Reduce local memory usage

Hi all,

As we known, Jetson TX1 equipped with Maxwell architecture, which supports maximal 256 registers per thread. However, recently, when I compile my kernel, the resources usage is as followed:

ptxas info : Compiling entry function ‘_Z8SparseMMPKiS0_S0_PKfS2_iiPf’ for ‘sm_53’
ptxas info : Used 40 registers, 4096 bytes smem, 352 bytes cmem[0], 4 bytes cmem[2], 132 bytes lmem

Because the access to local memory hurts performance of my kernel significantly. And I don’t know how to avoid using local memory in my code or using some compiling options.

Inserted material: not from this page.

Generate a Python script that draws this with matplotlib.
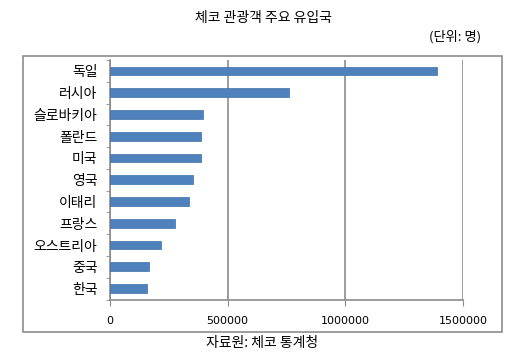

Theoretically, if the usage of local memory is transferred to registers, it needs 132/4=33 registers. Added with 40 registers, the kernel needs only 73 registers, smaller than 255. I am not sure what’s wrong with my compiling.

The compiling command is as followed:
nvcc -O2 -arch=sm_53 -lineinfo -Xptxas -v,-abi=no,-dlcm=cs -c

Thank you for your help.

Hi GD_06,

By default compiler tries to use more registers to avoid spills in local memory. However that is NOT the only source of local memory usage.

If the user program is using array in kernel/device functions in CUDA source which is indexed in loop etc., compiler will be forced to put it in local memory as indexed array can’t be allocated in registers.

In this case, not sure what is the source of local memory usage, is it compiler spilling into local memory (that however seems unlikely since #regs used in low and compiler could have used more registers) or indexed array in the program (which seems most likely the case).
For the latter case, user will need to modify application to not use such indexed array but that may not be easy/possible and cost will need to be paid.

BTW following documentation in CUDA Best Practices guide also document these details which user should be aware of.

Local memory is used only to hold automatic variables. This is done by the nvcc compiler when it determines that there is insufficient register space to hold the variable. Automatic variables that are likely to be placed in local memory are large structures or arrays that would consume too much register space and arrays that the compiler determines may be indexed dynamically.


Hi kayccc,

Thank you for your answer, it really helps me a lot.
For my case, the usage of local memory should come from indexed array access inside for loop.